Oh and Coach and Mrs. Coach, best marriage on television.

Puff

fgmerchant said...

So psyched for the episode! It's been on my calendar for weeks! Even more excited now that I know Wallace is going to be on! GAAAAH!!!!

Larry said...

Bummed to read about JD McCoy turning into a over-the-top obnoxious jerk. I liked how they handled his character last season. I also have been watching Clubhouse on Universal HD. My wife realized that he was in that show right away.

John Tegan said...

I got DirecTV solely for FNL but have been fretting about the extra cost since I also kept cable.

That just ended a few minutes ago. I want to be articulate, but all I can really say is wow. What a terrific episode, following up on last year's perfect ending.

Go Big Red!

John Tegan said...

I got DirecTV solely for FNL but have been fretting about the extra cost since I also kept cable.

That just ended a few minutes ago. I want to be articulate, but all I can really say is wow. What a terrific episode, following up on last year's perfect ending.

Go Big Red!

Alan Sepinwall said...

You can read about/discuss the premiere here.

Troy Olson said...

Decided to start watching this finally, but I was wondering -- I DVR'ed last night's episode, but before I watch it, should I go back and catch the first three seasons immediately, or is this episode a good jumping on point?

Alan Sepinwall said...

Troy, it's certainly not a bad jumping-on point. The exit of a bunch of characters last year and the introduction of a new school and new students makes this about as good a time to begin as you can get outside of beginning at the beginning.

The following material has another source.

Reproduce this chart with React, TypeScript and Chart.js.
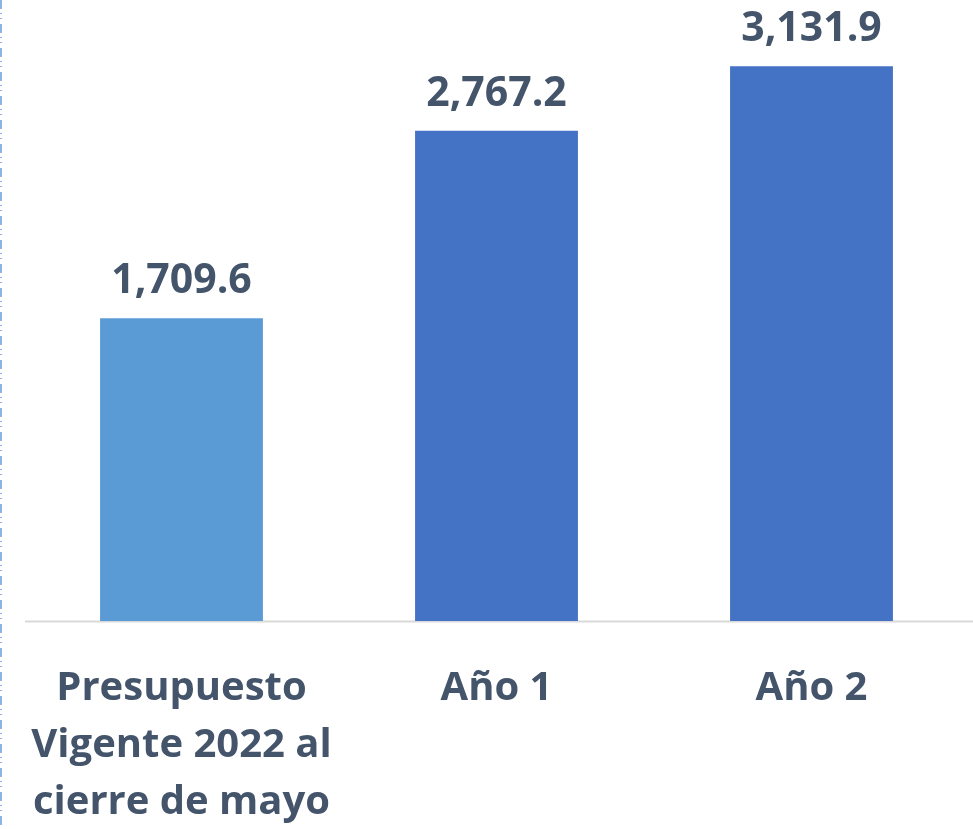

That said, you're going to miss some stuff about the characters and the relationships, and the first season is so damn good that I think it's where anyone interested in the show should ideally start, if they have the time. (Season two, again, is largely skippable, and season three is up and down, but mostly up, and pretty short.)

J said...

Thanks Alan, Anonymous. Maybe I'll give the start of the third season a whirl at some point.